Sleep, that knits the raveled sleeve of care.Usually, I sleep seven hours. Nine hours gives me one more crucial sleep cycle full of resolving dreams. Then a long, slow awakening, not snapping to. It is a beautiful morning, so I thought of Hopkins' poem, "God's Grandeur" -
Oh, morning, at the brown brink eastward, springs— | |
Because the Holy Ghost over the bent | |
World broods with warm breast and with ah! bright wings. | |
We took our coffee out to the screened porch. Then I decided to meditate on the patio, I guess you'd call it, a nice old rumpled area of brick leading into the back yard. I decided to do the kind of meditation I think of as contemplation, just being with nature. In the back yard, the resurrection lilies are in bloom.
I don't think there's a way to take a photo of them that would convey what there is. Imagine a heavily wooded yard that slopes down on one side to the next lot. Going down from the middle of the lot and curving around, the lilies.
I didn't know what resurrection lilies were until we moved into our first house. Our next-door neighbor, Kay, had lived in her house sixty years, and the yard was overgrown with classic perennials.
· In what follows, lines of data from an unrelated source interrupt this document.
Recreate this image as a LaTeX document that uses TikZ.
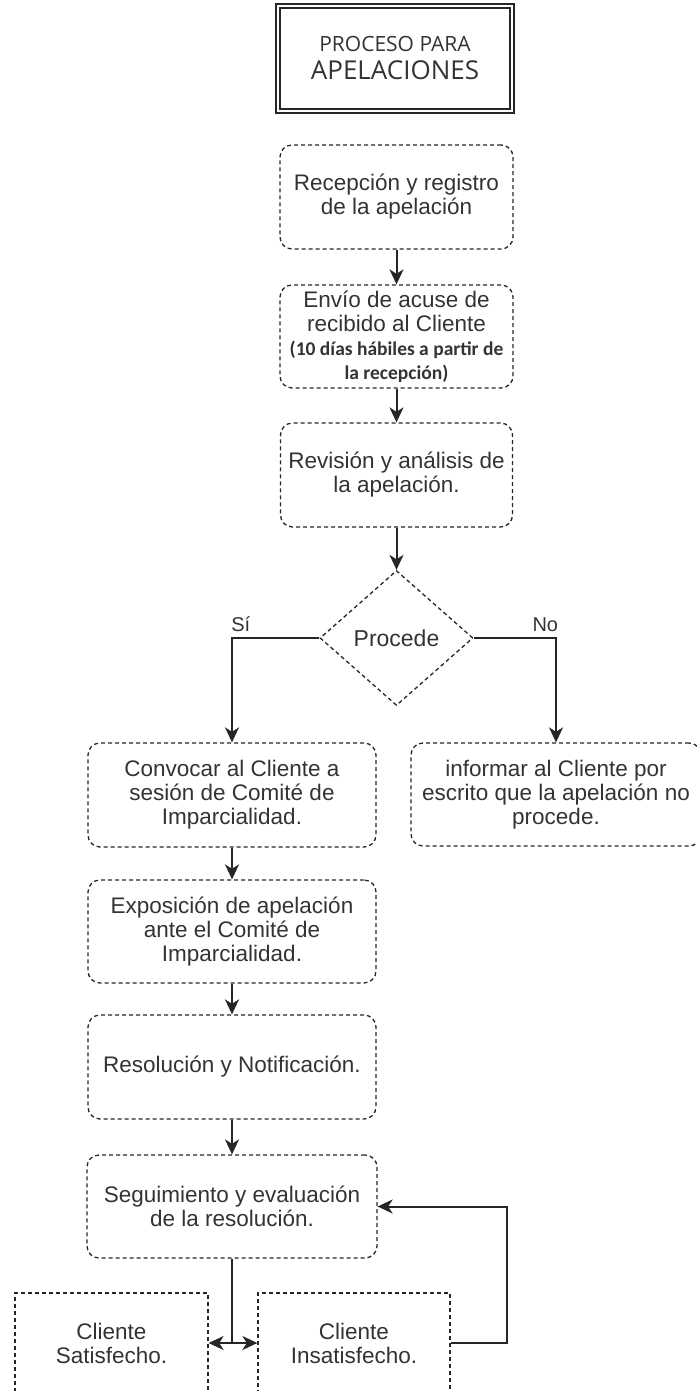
\documentclass[tikz,border=0pt]{standalone}
\usepackage{fontspec}
\setmainfont{Liberation Sans}
\newfontfamily\notafont{Carlito}
\newfontfamily\titulofont{Open Sans}
\usetikzlibrary{arrows.meta,shapes.geometric}

\newcommand{\notatxt}{\notafont\bfseries\fontsize{19.5}{22}\selectfont}
\tikzset{
	paso/.style={draw=black!85, dash pattern=on 4pt off 3pt, line width=1.3pt,
		rounded corners=12pt, align=center, inner sep=0pt, text=black!80,
		font=\fontsize{22.5}{24}\selectfont},
	cliente/.style={paso, rounded corners=0pt},
	flecha/.style={draw=black!85, line width=2pt, -{Stealth[length=15pt,width=14pt,inset=4.5pt]}},
	etiqueta/.style={inner sep=0pt, text=black!80, font=\fontsize{20}{22}\selectfont}
}

\begin{document}
\begin{tikzpicture}[x=1pt,y=-1pt]
		\useasboundingbox (0,0) rectangle (696,1391);
		% titulo
		\node[draw=black!85, line width=1.8pt, double=white, double distance=2pt,
			minimum width=234pt, minimum height=105pt, inner sep=0pt, align=center, text=black!80,
			font=\titulofont\fontsize{26}{28}\selectfont]
			(titulo) at (395,58.5)
			{{\fontsize{21}{28}\selectfont PROCESO PARA}\\APELACIONES};
		
		% columna central
		\node[paso, minimum width=233pt, minimum height=104pt] (recep) at (396.5,197)
			{Recepción y registro\\de la apelación};
		\node[paso, minimum width=233pt, minimum height=103pt] (acuse) at (396.5,336.5)
			{Envío de acuse de\\recibido al Cliente\\{\notatxt (10 días hábiles a partir de}\\{\notatxt la recepción)}};
		\node[paso, minimum width=232pt, minimum height=104pt] (revis) at (396.5,475)
			{Revisión y análisis de\\la apelación.};
		\node[paso, diamond, rounded corners=0pt, aspect=1.13, minimum width=153pt, minimum height=135pt,
			font=\fontsize{23}{24}\selectfont] (proc) at (396.5,638) {Procede};
		
		% ramas
		\node[paso, minimum width=288pt, minimum height=104pt] (convoc) at (232,795)
			{Convocar al Cliente a\\sesión de Comité de\\Imparcialidad.};
		\node[paso, minimum width=290pt, minimum height=103pt] (inform) at (556,794.5)
			{informar al Cliente por\\escrito que la apelación no\\procede.};
		\node[paso, minimum width=288pt, minimum height=103pt] (expos) at (232,931.5)
			{Exposición de apelación\\ante el Comité de\\Imparcialidad.};
		\node[paso, minimum width=288pt, minimum height=104pt] (resol) at (232,1067)
			{Resolución y Notificación.};
		\node[paso, minimum width=290pt, minimum height=103pt] (segui) at (232,1206.5)
			{Seguimiento y evaluación\\de la resolución.};
		\node[cliente, minimum width=193pt, minimum height=100pt] (satis) at (111.5,1343)
			{Cliente\\Satisfecho.};
		\node[cliente, minimum width=192pt, minimum height=100pt] (insat) at (354,1343)
			{Cliente\\Insatisfecho.};
		
		% conectores
		\draw[flecha] (recep.south) -- (acuse.north);
		\draw[flecha] (acuse.south) -- (revis.north);
		\draw[flecha] (revis.south) -- (proc.north);
		\draw[flecha] (proc.west) -| node[etiqueta, above=5pt, pos=0.45] {Sí} (convoc.north);
		\draw[flecha] (proc.east) -| node[etiqueta, above=5pt, pos=0.435] {No} (inform.north);
		\draw[flecha] (convoc.south) -- (expos.north);
		\draw[flecha] (expos.south) -- (resol.north);
		\draw[flecha] (resol.south) -- (segui.north);
		\draw[flecha] (segui.south) |- (satis.east);
		\draw[flecha] (segui.south) |- (insat.west);
		\draw[flecha] (insat.east) -- ++(56,0) |- (segui.east);
	\end{tikzpicture}
\end{document}
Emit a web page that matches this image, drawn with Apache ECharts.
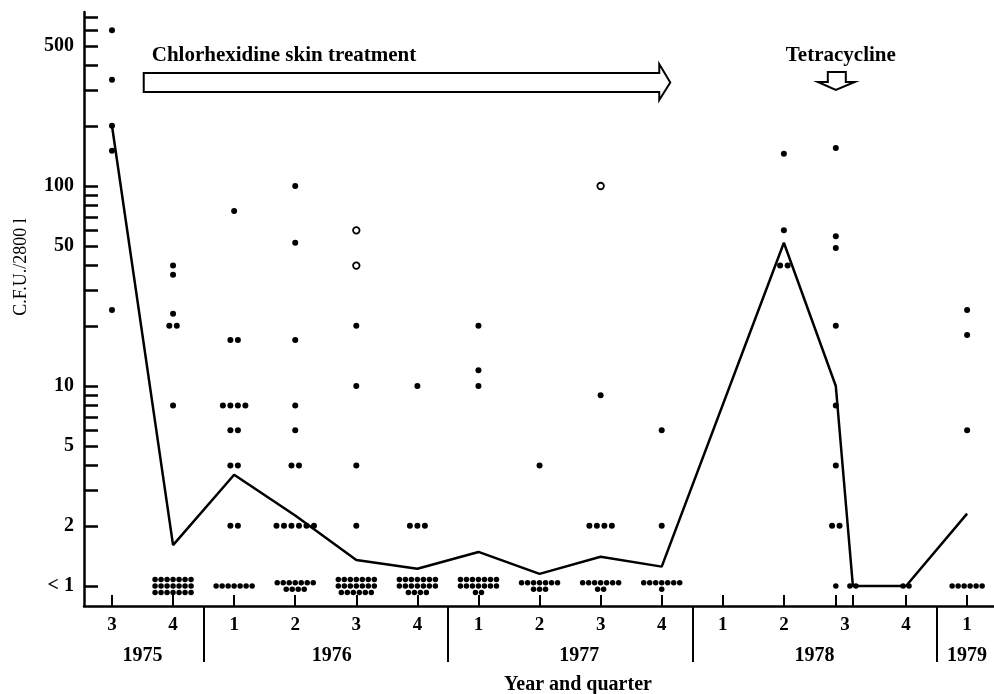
<!DOCTYPE html>
<html>
<head>
<meta charset="utf-8">
<script src="https://cdn.jsdelivr.net/npm/echarts@6/dist/echarts.min.js"></script>
<style>
  html, body { margin: 0; padding: 0; background: #fff; }
  #chart { width: 994px; height: 694px; }
</style>
</head>
<body>
<div id="chart"></div>
<script>
// quarters are indexed from 0 (1975 Q3) to 14 (1979 Q1)
const quarterPos = [0, 1, 2, 3, 4, 5, 6, 7, 8, 9, 10, 11, 12, 13, 14]
const quarterLabels = ['3', '4', '1', '2', '3', '4', '1', '2', '3', '4', '1', '2', '3', '4', '1']
const quarterTicks = [0, 1, 2, 3, 4, 5, 6, 7, 8, 9, 10, 11, 11.85, 12.13, 13, 14]
const yearPos = [0.5, 3.6, 7.65, 11.5, 14]
const yearLabels = ['1975', '1976', '1977', '1978', '1979']
const yearBreaks = [1.5, 5.5, 9.5, 13.5]

const yTickValues = [1, 2, 3, 4, 5, 6, 7, 8, 9, 10, 20, 30, 40, 50, 60, 70, 80, 90, 100, 200, 300, 400, 500, 600, 700]
const yLabelValues = [1, 2, 5, 10, 50, 100, 500]
const yLabelTexts = ['< 1', '2', '5', '10', '50', '100', '500']
const yLogMin = -0.1
const yLogMax = 2.87

// individual counts per sampling column
const dotX = [0, 1, 2, 3, 4, 5, 6, 7, 8, 9, 11, 11.85, 12.13, 13, 14]
const dotValues = [
  [600, 340, 200, 150, 24],
  [40, 36, 23, 20, 20, 8],
  [75, 17, 17, 8, 8, 8, 8, 6, 6, 4, 4, 2, 2],
  [100, 52, 17, 8, 6, 4, 4, 2, 2, 2, 2, 2, 2],
  [20, 10, 4, 2],
  [10, 2, 2, 2],
  [20, 12, 10],
  [4],
  [9, 2, 2, 2, 2],
  [6, 2],
  [145, 60, 40, 40],
  [155, 56, 49, 20, 8, 4, 2, 2],
  [],
  [],
  [24, 18, 6]
]
const belowOneCounts = [0, 21, 7, 11, 20, 18, 16, 10, 9, 8, 0, 1, 2, 2, 6]

// open circles
const openX = [4, 4, 8]
const openValues = [60, 40, 100]

// mean line
const lineX = [0, 1, 2, 3, 4, 5, 6, 7, 8, 9, 11, 11.85, 12.13, 13, 14]
const lineValues = [200, 1.6, 3.6, 2.25, 1.35, 1.22, 1.48, 1.15, 1.4, 1.25, 52, 10, 1, 1, 2.3]

// treatment annotations
const treatmentSpan = [0.52, 9.14]
const treatmentLevel = 329
const tetracyclineAt = 11.85
const tetracyclineLevel = 302

const serif = '"Liberation Serif", "Times New Roman", serif'

function spread(n, gap) {
  return Array.from({ length: n }, (_, i) => (i - (n - 1) / 2) * gap)
}

const filledDots = []
dotX.forEach((x, g) => {
  const counts = {}
  dotValues[g].forEach((v) => { counts[v] = (counts[v] || 0) + 1 })
  Object.keys(counts).forEach((k) => {
    spread(counts[k], 7.5).forEach((dx) => {
      filledDots.push({ value: [x, Number(k)], symbolOffset: [dx, 0] })
    })
  })
  const n = belowOneCounts[g]
  if (n) {
    const cols = Math.min(n, 7)
    const rows = Math.ceil(n / cols)
    for (let r = 0; r < rows; r++) {
      const inRow = Math.min(cols, n - r * cols)
      const dy = (r - (rows - 1) / 2) * 6.5
      spread(inRow, 6).forEach((dx) => {
        filledDots.push({ value: [x, 1], symbolOffset: [dx, dy], symbolSize: 5.5 })
      })
    }
  }
})

const openDots = openX.map((x, i) => [x, openValues[i]])
const lineData = lineX.map((x, i) => [x, lineValues[i]])

function findLabel(list, texts, v) {
  const i = list.findIndex((p) => Math.abs(p - v) < 1e-6)
  return i < 0 ? '' : texts[i]
}

const xMin = -0.458
const xMax = 14.44

const chart = echarts.init(document.getElementById('chart'))
chart.setOption({
  animation: false,
  backgroundColor: '#fff',
  grid: { left: 84, right: 0, top: 12, bottom: 88, outerBoundsMode: 'none' },
  xAxis: [
    {
      type: 'value', position: 'bottom', min: xMin, max: xMax,
      splitLine: { show: false },
      axisLine: { show: true, onZero: false, lineStyle: { color: '#000', width: 2.5 } },
      axisTick: { show: true, inside: true, length: 11, customValues: quarterTicks, lineStyle: { color: '#000', width: 2 } },
      axisLabel: {
        customValues: quarterPos, margin: 10, color: '#000',
        fontFamily: serif, fontWeight: 'bold', fontSize: 19,
        formatter: (v) => findLabel(quarterPos, quarterLabels, v)
      }
    },
    {
      type: 'value', position: 'bottom', min: xMin, max: xMax,
      splitLine: { show: false },
      axisLine: { show: false, onZero: false },
      axisTick: { show: true, inside: false, length: 56, customValues: yearBreaks, lineStyle: { color: '#000', width: 2 } },
      axisLabel: {
        customValues: yearPos, margin: 40, color: '#000',
        fontFamily: serif, fontWeight: 'bold', fontSize: 20,
        formatter: (v) => findLabel(yearPos, yearLabels, v)
      }
    }
  ],
  yAxis: [
    {
      type: 'log', show: false,
      min: Math.pow(10, yLogMin), max: Math.pow(10, yLogMax)
    },
    {
      type: 'value', position: 'left', min: yLogMin, max: yLogMax,
      splitLine: { show: false },
      axisLine: { show: true, onZero: false, lineStyle: { color: '#000', width: 2.5 } },
      axisTick: { show: true, inside: true, length: 14, customValues: yTickValues.map(Math.log10), lineStyle: { color: '#000', width: 2.5 } },
      axisLabel: {
        customValues: yLabelValues.map(Math.log10), margin: 10, color: '#000',
        fontFamily: serif, fontWeight: 'bold', fontSize: 20,
        formatter: (v) => findLabel(yLabelValues.map(Math.log10), yLabelTexts, v)
      }
    }
  ],
  graphic: [
    {
      type: 'text', x: 21, y: 267, rotation: Math.PI / 2,
      style: { text: 'C.F.U./2800 l', font: '18px ' + serif, fill: '#000', align: 'center', verticalAlign: 'middle' }
    },
    {
      type: 'text', x: 578, y: 685,
      style: { text: 'Year and quarter', font: 'bold 20px ' + serif, fill: '#000', align: 'center', verticalAlign: 'middle' }
    }
  ],
  series: [
    {
      type: 'line', xAxisIndex: 0, yAxisIndex: 0, data: lineData,
      symbol: 'none', lineStyle: { color: '#000', width: 2.5 }, z: 2
    },
    {
      type: 'scatter', xAxisIndex: 0, yAxisIndex: 0, data: filledDots,
      symbol: 'circle', symbolSize: 6, itemStyle: { color: '#000', opacity: 1 }, z: 3
    },
    {
      type: 'scatter', xAxisIndex: 0, yAxisIndex: 0, data: openDots,
      symbol: 'circle', symbolSize: 6.5,
      itemStyle: { color: '#fff', borderColor: '#000', borderWidth: 1.8, opacity: 1 }, z: 3
    },
    {
      type: 'custom', xAxisIndex: 0, yAxisIndex: 0, z: 4,
      data: [[treatmentSpan[0], treatmentSpan[1], treatmentLevel]],
      renderItem: (params, api) => {
        const a = api.coord([api.value(0), api.value(2)])
        const b = api.coord([api.value(1), api.value(2)])
        const h = 9.5
        const hx = 11
        return {
          type: 'group',
          children: [
            {
              type: 'polygon',
              shape: {
                points: [
                  [a[0], a[1] - h], [b[0] - hx, a[1] - h], [b[0] - hx, a[1] - h - 9],
                  [b[0], a[1]], [b[0] - hx, a[1] + h + 8], [b[0] - hx, a[1] + h], [a[0], a[1] + h]
                ]
              },
              style: { fill: '#fff', stroke: '#000', lineWidth: 2 }
            },
            {
              type: 'text', x: a[0] + 8, y: a[1] - 27,
              style: { text: 'Chlorhexidine skin treatment', font: 'bold 21px ' + serif, fill: '#000', align: 'left', verticalAlign: 'middle' }
            }
          ]
        }
      }
    },
    {
      type: 'custom', xAxisIndex: 0, yAxisIndex: 0, z: 4,
      data: [[tetracyclineAt, tetracyclineLevel]],
      renderItem: (params, api) => {
        const t = api.coord([api.value(0), api.value(1)])
        return {
          type: 'group',
          children: [
            {
              type: 'polygon',
              shape: {
                points: [
                  [t[0] - 8, t[1] - 18], [t[0] + 10, t[1] - 18], [t[0] + 10, t[1] - 8],
                  [t[0] + 19, t[1] - 8], [t[0], t[1]], [t[0] - 18, t[1] - 8], [t[0] - 8, t[1] - 8]
                ]
              },
              style: { fill: '#fff', stroke: '#000', lineWidth: 2 }
            },
            {
              type: 'text', x: t[0] + 5, y: t[1] - 34,
              style: { text: 'Tetracycline', font: 'bold 21px ' + serif, fill: '#000', align: 'center', verticalAlign: 'middle' }
            }
          ]
        }
      }
    }
  ]
})
</script>
</body>
</html>
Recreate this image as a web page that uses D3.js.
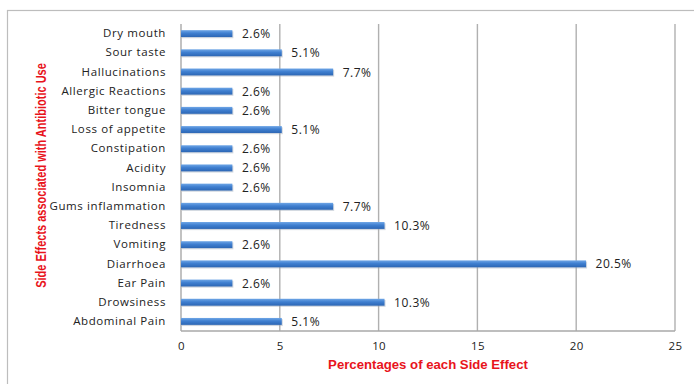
<!DOCTYPE html>
<html>
<head>
<meta charset="utf-8">
<script src="https://cdn.jsdelivr.net/npm/d3@7"></script>
<style>
  html, body { margin: 0; padding: 0; background: #fff; }
  svg { display: block; }
  text { font-family: "Open Sans", "Liberation Sans", sans-serif; fill: #222; }
</style>
</head>
<body>
<svg id="chart" width="694" height="384"></svg>
<script>
// Side effects reported with antibiotic use (percent of respondents)
const categories = [
  "Dry mouth", "Sour taste", "Hallucinations", "Allergic Reactions", "Bitter tongue",
  "Loss of appetite", "Constipation", "Acidity", "Insomnia", "Gums inflammation",
  "Tiredness", "Vomiting", "Diarrhoea", "Ear Pain", "Drowsiness", "Abdominal Pain"
];
const percentages = [2.6, 5.1, 7.7, 2.6, 2.6, 5.1, 2.6, 2.6, 2.6, 7.7, 10.3, 2.6, 20.5, 2.6, 10.3, 5.1];
const xTicks = [0, 5, 10, 15, 20, 25];
const xTitle = "Percentages of each Side Effect";
const yTitle = "Side Effects associated with Antibiotic Use";

const svg = d3.select("#chart");
const W = 694, H = 384;
const plot = { left: 181, right: 675, top: 24, bottom: 331 };

// outer frame
svg.append("rect")
  .attr("x", 7.5).attr("y", 10.5)
  .attr("width", W).attr("height", H)
  .attr("fill", "none").attr("stroke", "#bdbdbd").attr("stroke-width", 1.2);

const x = d3.scaleLinear().domain([0, 25]).range([plot.left, plot.right]);
const y = d3.scaleBand().domain(categories).range([plot.top, plot.bottom]).paddingInner(0.64).paddingOuter(0.32);

// bar gradient
const defs = svg.append("defs");
const grad = defs.append("linearGradient").attr("id", "barGrad")
  .attr("x1", 0).attr("y1", 0).attr("x2", 0).attr("y2", 1);
grad.append("stop").attr("offset", "0%").attr("stop-color", "#6fa6e6");
grad.append("stop").attr("offset", "45%").attr("stop-color", "#3f7fd0");
grad.append("stop").attr("offset", "100%").attr("stop-color", "#2c66b4");

// vertical gridlines
svg.append("g")
  .selectAll("line")
  .data(xTicks.slice(1))
  .join("line")
  .attr("x1", d => x(d)).attr("x2", d => x(d))
  .attr("y1", plot.top).attr("y2", plot.bottom)
  .attr("stroke", "#b0b0b0").attr("stroke-width", 1.4);

// axes lines
svg.append("line")
  .attr("x1", x(0)).attr("x2", x(0)).attr("y1", plot.top).attr("y2", plot.bottom)
  .attr("stroke", "#a8a8a8").attr("stroke-width", 1.4);
svg.append("line")
  .attr("x1", x(0)).attr("x2", x(25)).attr("y1", plot.bottom).attr("y2", plot.bottom)
  .attr("stroke", "#a8a8a8").attr("stroke-width", 1.4);

// x tick labels
const xAxis = d3.axisBottom(x).tickValues(xTicks).tickSize(0).tickPadding(11).tickFormat(d3.format("d"));
const gx = svg.append("g").attr("transform", `translate(0,${plot.bottom})`).call(xAxis);
gx.select(".domain").remove();
gx.selectAll("text").style("font-size", "11.5px").style("font-family", '"Open Sans", sans-serif')
  .style("letter-spacing", "0.4px").attr("fill", "#222");

// y category labels
const yAxis = d3.axisLeft(y).tickSize(0).tickPadding(15);
const gy = svg.append("g").attr("transform", `translate(${plot.left},0)`).call(yAxis);
gy.select(".domain").remove();
gy.selectAll("text").style("font-size", "11.5px").style("font-family", '"Open Sans", sans-serif')
  .style("letter-spacing", "0.6px").attr("fill", "#222");

// bars with a slight drop shadow
const bars = svg.append("g");
bars.selectAll("rect.shadow")
  .data(percentages)
  .join("rect")
  .attr("class", "shadow")
  .attr("x", x(0) + 1)
  .attr("y", (d, i) => y(categories[i]) + 1.2)
  .attr("width", d => x(d) - x(0))
  .attr("height", y.bandwidth())
  .attr("fill", "#9aa7b8").attr("opacity", 0.45);
bars.selectAll("rect.bar")
  .data(percentages)
  .join("rect")
  .attr("class", "bar")
  .attr("x", x(0))
  .attr("y", (d, i) => y(categories[i]))
  .attr("width", d => x(d) - x(0))
  .attr("height", y.bandwidth())
  .attr("fill", "url(#barGrad)");

// value labels
svg.append("g")
  .selectAll("text")
  .data(percentages)
  .join("text")
  .attr("x", d => x(d) + 9.5)
  .attr("y", (d, i) => y(categories[i]) + y.bandwidth() / 2)
  .attr("dy", "0.38em")
  .style("font-size", "12px")
  .style("letter-spacing", "0.5px")
  .text(d => d.toFixed(1) + "%");

// axis titles, horizontally condensed to a target length
function condensedTitle(str, cx, cy, angle, targetLen, size) {
  const g = svg.append("g").attr("transform", `translate(${cx},${cy}) rotate(${angle})`);
  const t = g.append("text")
    .attr("text-anchor", "middle")
    .style("font-family", '"Liberation Sans", Arial, sans-serif')
    .style("font-size", size + "px").style("font-weight", "bold")
    .style("fill", "#e8141c")
    .text(str);
  const natural = t.node().getComputedTextLength();
  t.attr("transform", `scale(${targetLen / natural},1)`);
}
condensedTitle(xTitle, 428, 369, 0, 200, 13.5);
condensedTitle(yTitle, 46, 175.5, -90, 225, 14.5);
</script>
</body>
</html>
She pointed out her lilies to me when they bloomed. They are quite unlike the daylilies that naturalize around here, and the showy hybrids people buy at Oakland Nursery, in that the leaves come up in early summer, show no bloom, and die back.
Then one morning you get up and pink lilies are cascading down your yard on tall, leafless stems. The name "Resurrection" is so apt - they are always a delightful surprise. We drive through our neighborhood, Clintonville, during the week or two that this is going on, and point them out to each other, patches of pink lily on a devil's strip or in a yard, left over from some previous landscaping.
I sat on the patio looking at them and thought with gratitude about the "old people" who once lived here and put in a great many plants. It must have been a lot of work, planting those lilies; lily bulbs have to be planted rather deep. Those who built this dwelling and lived in it must be dead now, but they left behind this amazing gift.
Often I picture karma as a long, hand-woven river of fiber, with many little strands of thread in every color entering and going through it. Here is our woods, giant oak trees that nobody cut down. Through them are threaded old flagstone walks which the neighborhood cats always use in preference to walking on dirt, and on which the groundhog sits to eat the attractive weeds that grow alongside. This time of year there is no color but green, and today white clouds and blue sky. One day of real summer, at last, a perfect day. Woven through this green and blue, the pink lilies. They display because that's what they do. Long before I knew what a Buddhist was, I had a little sign in my kitchen that said, "Bloom where you are planted." It seemed sort of sentimental, but I liked it anyway.